— Start Data extract —
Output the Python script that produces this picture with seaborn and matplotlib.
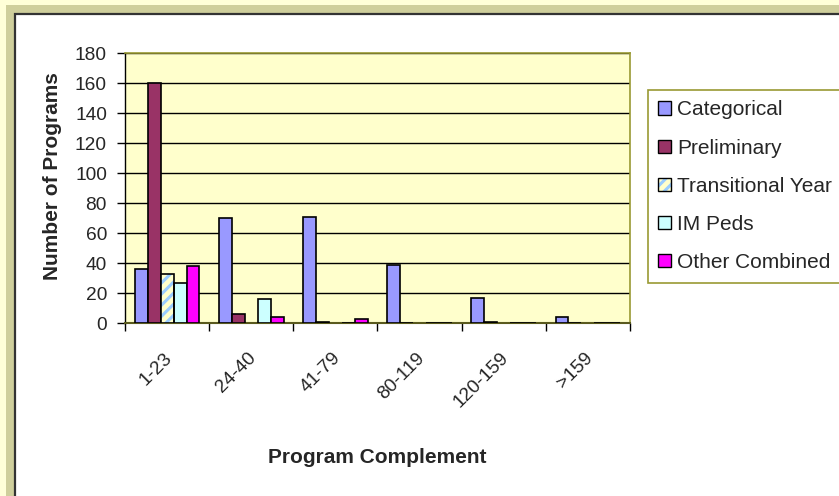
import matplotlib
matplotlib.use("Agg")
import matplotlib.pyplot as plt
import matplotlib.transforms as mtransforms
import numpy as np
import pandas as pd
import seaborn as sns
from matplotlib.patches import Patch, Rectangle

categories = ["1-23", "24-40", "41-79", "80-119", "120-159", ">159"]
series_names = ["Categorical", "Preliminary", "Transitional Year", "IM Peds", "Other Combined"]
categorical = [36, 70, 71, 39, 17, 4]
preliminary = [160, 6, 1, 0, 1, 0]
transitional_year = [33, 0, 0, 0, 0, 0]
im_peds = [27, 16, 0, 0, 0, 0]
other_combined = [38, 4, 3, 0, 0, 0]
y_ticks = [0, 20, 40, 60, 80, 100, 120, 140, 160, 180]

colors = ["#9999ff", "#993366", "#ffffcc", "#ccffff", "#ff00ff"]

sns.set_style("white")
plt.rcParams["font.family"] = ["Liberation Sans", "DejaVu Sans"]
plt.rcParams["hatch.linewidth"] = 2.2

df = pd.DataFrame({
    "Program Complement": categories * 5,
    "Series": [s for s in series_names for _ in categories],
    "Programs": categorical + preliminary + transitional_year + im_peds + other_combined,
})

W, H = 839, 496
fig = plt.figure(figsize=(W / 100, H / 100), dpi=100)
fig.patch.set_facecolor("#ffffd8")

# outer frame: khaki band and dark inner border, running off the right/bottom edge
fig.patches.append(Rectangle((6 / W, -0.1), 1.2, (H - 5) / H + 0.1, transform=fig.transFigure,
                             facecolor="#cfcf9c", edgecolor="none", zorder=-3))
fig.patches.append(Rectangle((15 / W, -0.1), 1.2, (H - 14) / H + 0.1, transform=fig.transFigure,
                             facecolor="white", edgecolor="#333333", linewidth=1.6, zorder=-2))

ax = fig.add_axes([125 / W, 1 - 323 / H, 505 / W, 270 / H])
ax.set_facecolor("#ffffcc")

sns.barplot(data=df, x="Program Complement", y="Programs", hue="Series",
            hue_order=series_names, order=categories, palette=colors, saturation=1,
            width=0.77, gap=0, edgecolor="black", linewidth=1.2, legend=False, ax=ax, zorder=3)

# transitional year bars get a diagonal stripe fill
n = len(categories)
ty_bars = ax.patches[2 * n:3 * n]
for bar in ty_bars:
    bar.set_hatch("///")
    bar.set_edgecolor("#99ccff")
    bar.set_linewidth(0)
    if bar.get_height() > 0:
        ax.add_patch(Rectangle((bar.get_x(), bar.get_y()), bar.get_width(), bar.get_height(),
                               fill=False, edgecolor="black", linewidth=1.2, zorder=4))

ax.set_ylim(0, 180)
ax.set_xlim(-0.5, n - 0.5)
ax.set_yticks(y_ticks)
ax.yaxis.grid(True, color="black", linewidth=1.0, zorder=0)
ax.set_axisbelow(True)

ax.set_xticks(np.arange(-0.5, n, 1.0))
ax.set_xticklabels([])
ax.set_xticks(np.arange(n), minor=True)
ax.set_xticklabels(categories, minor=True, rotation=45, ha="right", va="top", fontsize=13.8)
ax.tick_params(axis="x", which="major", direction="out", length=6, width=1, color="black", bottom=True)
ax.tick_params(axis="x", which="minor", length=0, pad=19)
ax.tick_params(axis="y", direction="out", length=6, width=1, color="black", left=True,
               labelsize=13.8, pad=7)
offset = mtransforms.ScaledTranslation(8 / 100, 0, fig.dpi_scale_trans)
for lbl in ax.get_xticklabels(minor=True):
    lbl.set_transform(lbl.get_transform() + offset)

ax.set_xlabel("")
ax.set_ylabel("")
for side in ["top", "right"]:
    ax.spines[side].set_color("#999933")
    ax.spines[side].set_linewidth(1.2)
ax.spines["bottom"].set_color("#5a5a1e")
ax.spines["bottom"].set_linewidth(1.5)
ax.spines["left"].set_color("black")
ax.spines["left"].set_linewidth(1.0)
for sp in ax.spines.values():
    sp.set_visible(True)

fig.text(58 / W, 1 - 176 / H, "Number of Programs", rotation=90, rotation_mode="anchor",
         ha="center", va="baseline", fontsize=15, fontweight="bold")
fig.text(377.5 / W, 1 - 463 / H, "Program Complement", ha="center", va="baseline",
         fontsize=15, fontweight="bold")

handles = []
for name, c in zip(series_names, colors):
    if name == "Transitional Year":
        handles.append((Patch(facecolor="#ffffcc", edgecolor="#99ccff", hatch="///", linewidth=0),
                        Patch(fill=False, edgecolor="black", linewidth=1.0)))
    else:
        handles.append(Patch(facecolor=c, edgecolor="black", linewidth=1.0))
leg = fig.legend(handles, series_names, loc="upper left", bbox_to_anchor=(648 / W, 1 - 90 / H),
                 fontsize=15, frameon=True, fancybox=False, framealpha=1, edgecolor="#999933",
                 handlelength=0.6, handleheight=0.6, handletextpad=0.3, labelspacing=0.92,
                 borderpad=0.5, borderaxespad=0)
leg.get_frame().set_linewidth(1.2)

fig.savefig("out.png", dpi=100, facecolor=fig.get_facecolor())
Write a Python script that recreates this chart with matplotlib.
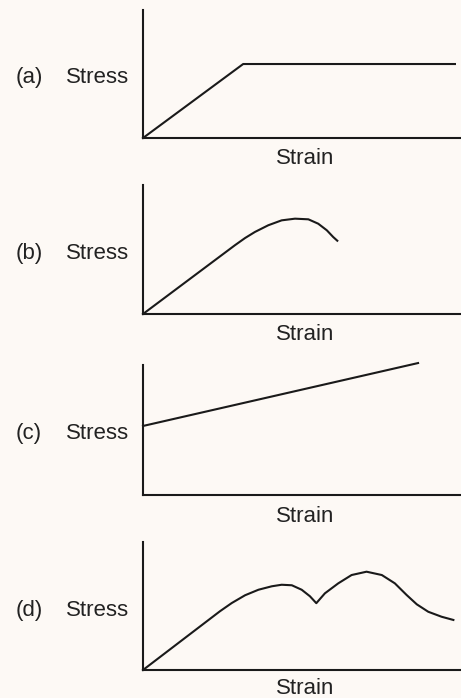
— End Data extract —
▸ **What to do**
Your task is to repeat the material above exactly, without its pictures.

▸ **Exercise solution**
Output the Python script that produces this picture with seaborn and matplotlib.
import matplotlib
matplotlib.use("Agg")
import matplotlib.pyplot as plt
import matplotlib.transforms as mtransforms
import numpy as np
import pandas as pd
import seaborn as sns
from matplotlib.patches import Patch, Rectangle

categories = ["1-23", "24-40", "41-79", "80-119", "120-159", ">159"]
series_names = ["Categorical", "Preliminary", "Transitional Year", "IM Peds", "Other Combined"]
categorical = [36, 70, 71, 39, 17, 4]
preliminary = [160, 6, 1, 0, 1, 0]
transitional_year = [33, 0, 0, 0, 0, 0]
im_peds = [27, 16, 0, 0, 0, 0]
other_combined = [38, 4, 3, 0, 0, 0]
y_ticks = [0, 20, 40, 60, 80, 100, 120, 140, 160, 180]

colors = ["#9999ff", "#993366", "#ffffcc", "#ccffff", "#ff00ff"]

sns.set_style("white")
plt.rcParams["font.family"] = ["Liberation Sans", "DejaVu Sans"]
plt.rcParams["hatch.linewidth"] = 2.2

df = pd.DataFrame({
    "Program Complement": categories * 5,
    "Series": [s for s in series_names for _ in categories],
    "Programs": categorical + preliminary + transitional_year + im_peds + other_combined,
})

W, H = 839, 496
fig = plt.figure(figsize=(W / 100, H / 100), dpi=100)
fig.patch.set_facecolor("#ffffd8")

# outer frame: khaki band and dark inner border, running off the right/bottom edge
fig.patches.append(Rectangle((6 / W, -0.1), 1.2, (H - 5) / H + 0.1, transform=fig.transFigure,
                             facecolor="#cfcf9c", edgecolor="none", zorder=-3))
fig.patches.append(Rectangle((15 / W, -0.1), 1.2, (H - 14) / H + 0.1, transform=fig.transFigure,
                             facecolor="white", edgecolor="#333333", linewidth=1.6, zorder=-2))

ax = fig.add_axes([125 / W, 1 - 323 / H, 505 / W, 270 / H])
ax.set_facecolor("#ffffcc")

sns.barplot(data=df, x="Program Complement", y="Programs", hue="Series",
            hue_order=series_names, order=categories, palette=colors, saturation=1,
            width=0.77, gap=0, edgecolor="black", linewidth=1.2, legend=False, ax=ax, zorder=3)

# transitional year bars get a diagonal stripe fill
n = len(categories)
ty_bars = ax.patches[2 * n:3 * n]
for bar in ty_bars:
    bar.set_hatch("///")
    bar.set_edgecolor("#99ccff")
    bar.set_linewidth(0)
    if bar.get_height() > 0:
        ax.add_patch(Rectangle((bar.get_x(), bar.get_y()), bar.get_width(), bar.get_height(),
                               fill=False, edgecolor="black", linewidth=1.2, zorder=4))

ax.set_ylim(0, 180)
ax.set_xlim(-0.5, n - 0.5)
ax.set_yticks(y_ticks)
ax.yaxis.grid(True, color="black", linewidth=1.0, zorder=0)
ax.set_axisbelow(True)

ax.set_xticks(np.arange(-0.5, n, 1.0))
ax.set_xticklabels([])
ax.set_xticks(np.arange(n), minor=True)
ax.set_xticklabels(categories, minor=True, rotation=45, ha="right", va="top", fontsize=13.8)
ax.tick_params(axis="x", which="major", direction="out", length=6, width=1, color="black", bottom=True)
ax.tick_params(axis="x", which="minor", length=0, pad=19)
ax.tick_params(axis="y", direction="out", length=6, width=1, color="black", left=True,
               labelsize=13.8, pad=7)
offset = mtransforms.ScaledTranslation(8 / 100, 0, fig.dpi_scale_trans)
for lbl in ax.get_xticklabels(minor=True):
    lbl.set_transform(lbl.get_transform() + offset)

ax.set_xlabel("")
ax.set_ylabel("")
for side in ["top", "right"]:
    ax.spines[side].set_color("#999933")
    ax.spines[side].set_linewidth(1.2)
ax.spines["bottom"].set_color("#5a5a1e")
ax.spines["bottom"].set_linewidth(1.5)
ax.spines["left"].set_color("black")
ax.spines["left"].set_linewidth(1.0)
for sp in ax.spines.values():
    sp.set_visible(True)

fig.text(58 / W, 1 - 176 / H, "Number of Programs", rotation=90, rotation_mode="anchor",
         ha="center", va="baseline", fontsize=15, fontweight="bold")
fig.text(377.5 / W, 1 - 463 / H, "Program Complement", ha="center", va="baseline",
         fontsize=15, fontweight="bold")

handles = []
for name, c in zip(series_names, colors):
    if name == "Transitional Year":
        handles.append((Patch(facecolor="#ffffcc", edgecolor="#99ccff", hatch="///", linewidth=0),
                        Patch(fill=False, edgecolor="black", linewidth=1.0)))
    else:
        handles.append(Patch(facecolor=c, edgecolor="black", linewidth=1.0))
leg = fig.legend(handles, series_names, loc="upper left", bbox_to_anchor=(648 / W, 1 - 90 / H),
                 fontsize=15, frameon=True, fancybox=False, framealpha=1, edgecolor="#999933",
                 handlelength=0.6, handleheight=0.6, handletextpad=0.3, labelspacing=0.92,
                 borderpad=0.5, borderaxespad=0)
leg.get_frame().set_linewidth(1.2)

fig.savefig("out.png", dpi=100, facecolor=fig.get_facecolor())
Write a Python script that recreates this chart with matplotlib.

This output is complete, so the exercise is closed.